I've blogged a ton about Jon, so I'm not going to write every little detail right now. Like I said, he's a big reason this year has been great, but he's not the only reason.

Another thing that happened, that was probably more important than talking to Jon, or at least was helped by or was part of me having the courage to talk to him, was finally figuring out that I'm worth it. I know that sounds silly, but I don't think I really knew that completely. I hate bringing up asshat, but he's part of this. I let him basically use me for years. I know that I am partly to blame because I knew that he had no intention of ever getting back with me and I let myself start to fall for him again, but through the nature of the relationship we had, I eventually felt like I wasn't worth having real love. I felt like I wasn't worth having someone care about only me, who wanted to spend time with me and who genuinely loved me.

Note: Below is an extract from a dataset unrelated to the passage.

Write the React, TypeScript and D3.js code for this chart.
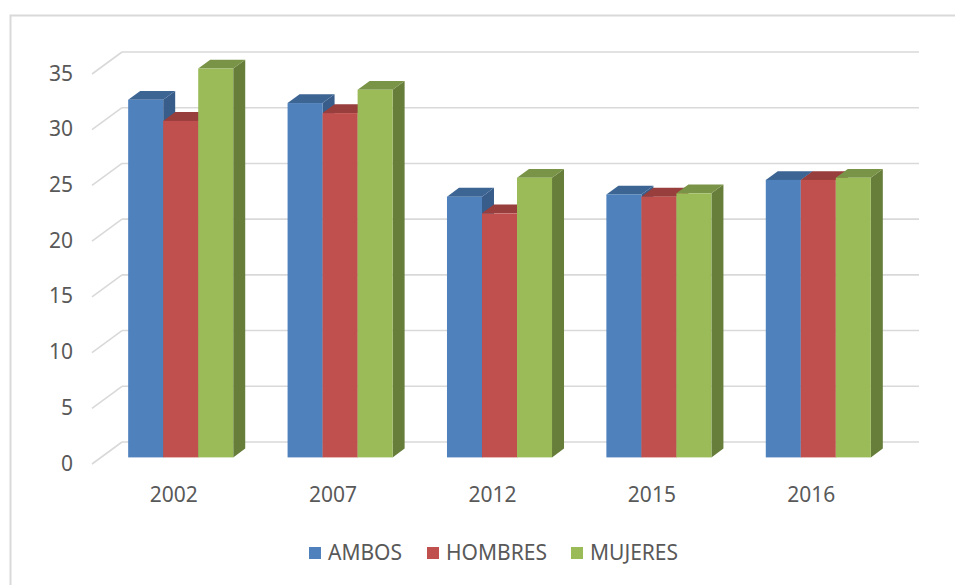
import React from "react";
import * as d3 from "d3";

const years = ["2002", "2007", "2012", "2015", "2016"];
const seriesNames = ["AMBOS", "HOMBRES", "MUJERES"];
const ambos = [32.1, 31.8, 23.4, 23.6, 24.9];
const hombres = [30.2, 30.9, 21.9, 23.4, 24.9];
const mujeres = [34.9, 33.0, 25.1, 23.7, 25.1];
const yTicks = [0, 5, 10, 15, 20, 25, 30, 35];

const fronts = ["#4F81BD", "#C0504D", "#9BBB59"];
const tops = ["#3D6594", "#983E3C", "#7A9447"];
const sides = ["#385D8A", "#8A3836", "#677E3B"];

const W = 955;
const H = 585;
// front plane of the plot + the depth offset of the back wall
const left = 92;
const right = 889;
const DX = 30;
const DY = -22;
const textColor = "#595959";
const font = "'Noto Sans', 'Liberation Sans', sans-serif";

export default function App() {
  const values = [ambos, hombres, mujeres];

  const x = d3.scaleBand().domain(years).range([left, right]).paddingInner(0.341).paddingOuter(0.1705);
  const xs = d3.scaleBand().domain(seriesNames).range([0, x.bandwidth()]).padding(0);
  const y = d3.scaleLinear().domain([0, 35]).range([464, 74]);

  // bars sit between 30% and 70% of the depth
  const fdx = DX * 0.3;
  const fdy = DY * 0.3;
  const bdx = DX * 0.4;
  const bdy = DY * 0.4;

  const bars: JSX.Element[] = [];
  years.forEach((yr, i) => {
    seriesNames.forEach((s, j) => {
      const v = values[j][i];
      const x0 = (x(yr) as number) + (xs(s) as number) + fdx;
      const x1 = x0 + xs.bandwidth();
      const yb = y(0) + fdy;
      const yt = y(v) + fdy;
      const top = `${x0},${yt} ${x1},${yt} ${x1 + bdx},${yt + bdy} ${x0 + bdx},${yt + bdy}`;
      const side = `${x1},${yt} ${x1 + bdx},${yt + bdy} ${x1 + bdx},${yb + bdy} ${x1},${yb}`;
      bars.push(
        <g key={yr + s}>
          <polygon points={side} fill={sides[j]} />
          <polygon points={top} fill={tops[j]} />
          <rect x={x0} y={yt} width={x1 - x0} height={yb - yt} fill={fronts[j]} />
        </g>
      );
    });
  });

  const legendX = [309, 427, 571];

  return (
    <svg width={W} height={H} style={{ position: "absolute", left: 0, top: 0 }}>
      <rect x={0} y={0} width={W} height={H} fill="#fff" />
      <path d={`M10.5,${H} V15.5 H${W}`} fill="none" stroke="#d9d9d9" strokeWidth={2} />
      <g stroke="#d9d9d9" strokeWidth={1.6} fill="none">
        {yTicks.map((t) => (
          <g key={t}>
            <line x1={left} y1={y(t)} x2={left + DX} y2={y(t) + DY} />
            <line x1={left + DX} y1={y(t) + DY} x2={right + DX} y2={y(t) + DY} />
          </g>
        ))}
      </g>
      {bars}
      <g fill={textColor} fontFamily={font} fontSize={21}>
        {yTicks.map((t) => (
          <text key={t} x={73} y={y(t) + 1} textAnchor="end" dominantBaseline="middle">
            {t}
          </text>
        ))}
        {years.map((yr) => (
          <text key={yr} x={(x(yr) as number) + x.bandwidth() / 2 + 2} y={502} textAnchor="middle">
            {yr}
          </text>
        ))}
        {seriesNames.map((s, j) => (
          <g key={s}>
            <rect x={legendX[j]} y={547} width={12} height={12} fill={fronts[j]} />
            <text x={legendX[j] + 19} y={560}>
              {s}
            </text>
          </g>
        ))}
      </g>
    </svg>
  );
}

Some of the best and worst relationship advice I've ever heard is you must learn to love yourself before you can be loved by someone else. I know that I spent a lot more than just age 26 or even 25 learning to love myself, but I think that I've actually made progress. I know that I'm a good person, I like who I am. I didn't always like who I was before, especially around asshat. I know I'm not perfect, but I have so much more confidence in every aspect of my life now than I ever did before. I'm still super shy, but I have come out of my shell so much more. I can tell who is worth having in my life and who is not. I still dwell on things (if this blog isn't evidence enough haha), but I feel like I don't waste as much energy on people who don't deserve it. I felt like it was a huge accomplishment when I finally blocked asshat's number. I blocked him on all social media. I deleted him from my phone. I know now that he is one of those people who is not worth my time and energy. I have experienced self love, and love from friends and family, and love from someone who genuinely cares about me and wants to be with me. Those are the people worth spending my time on. I am worth spending time on. And I feel like that was a big lesson of this year.

I grew leaps and bounds as a coach. I had so little confidence in my abilities after Jen left. But thanks in part to the support of a great assistant coach and friends, I was able to help the team grow, to show that they could be great performers. I felt like I had something to prove the whole year. Like I had to prove to Jen that the team wouldn't die without her. But I think, in the end, the only person I needed to prove that to was myself. And I did. I'm still nervous as hell for this coming year, with so many new members, new staff, and new challenges, but I know I can make it all work.

I'm starting to make myself emotional, so I think I may cool it on the reflection for now. Basically, 26 has been a rollercoaster. But to quote Augustus Waters, "I'm on a rollercoaster that only goes up." (With some slight drops every now and then).

Now that I've someone managed to make myself cry, I'm going call it a night.